Life, as far was we know, needs water, chemicals and an energy source to exist. This is according to the best knowledge of Science. Religion’s existence, on the other hand, needs only ignorance and a monopoly on the truth.
As with life, the more of these necessary components, the better.
That is why I have always found it odd that the names for the days of the week have remained true to their Pagan origins. This seems like something that the Church would have put an end to at some point during then 1000 years it has dominated European thought. The days of the week are mostly named after Gods, other than the one that Christians root for.
We inherited the names of the week from the Ancient Rome (who else?). When the Romans switched from the 8 day week to the 7 day week, they discarded their A-H Letter names and decided on new names to appease the various sects and religions of Ancient Rome.
Monday was named for the Moon to appease the various Moon Cults. (Latin – dies Lunae )
Tuesday is War day named for the English/Germanic War God Tiu, or the Norse god Tyr, or after the War God of Rome “Mars” in Latin languages. (Latin – dies Martis)
Wednesday is “Woden’s day”, named for the Norse Chief-God Odin.

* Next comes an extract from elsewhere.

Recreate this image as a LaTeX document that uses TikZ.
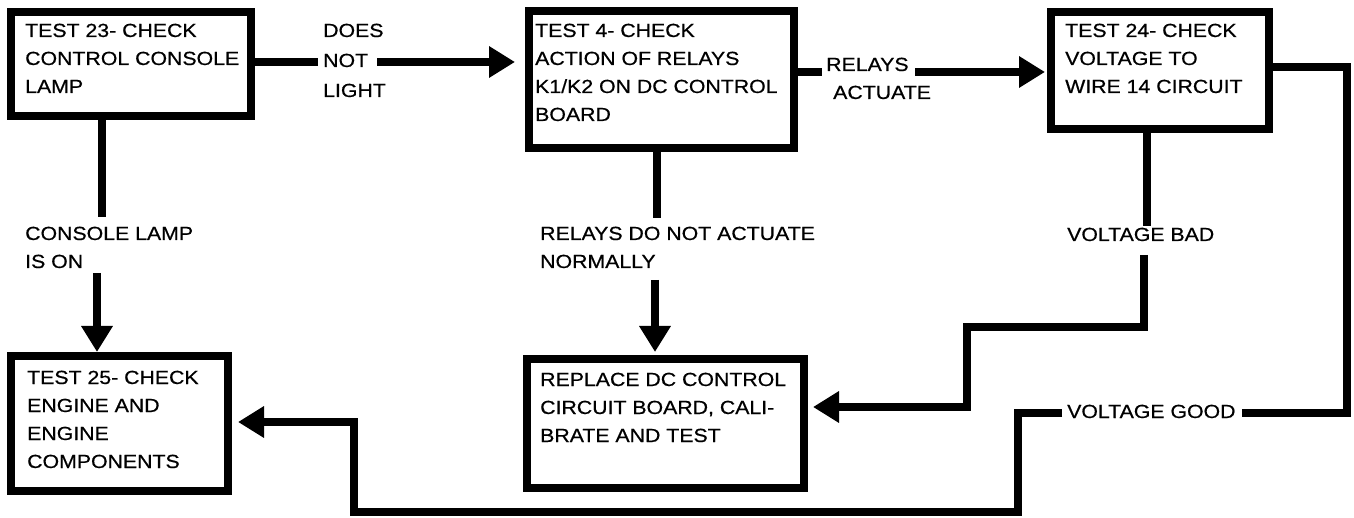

Although in Latin languages it is named after the Roman god Mercury (French/Spanish – mercredi/miercoles)
Thursday is Thor’s day in Anglo-Germanic and Jupiter’s day in Latin Languages (Latin – dies Jovis)
Friday is associated with the Love goddess Freya, or Venus in Latin languages (French/Spanish – viernes/vendredi)

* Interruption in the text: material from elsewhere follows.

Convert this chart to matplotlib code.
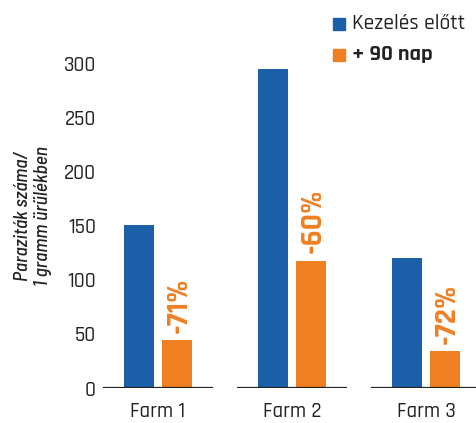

Saturday derives it’s name from the Greco-Roman God Saturn (Latin – dies Saturni)
Sunday is naturally the Sun’s day (Latin – dies Solis) This is a nod to the many Sun God Cults of Ancient Rome who were eventually merged by into one “Jesus Christ” at the Council of Nicea.
Letting this whole Pagan many-God week thing go on all these years has always struck me as sloppy work by the Church.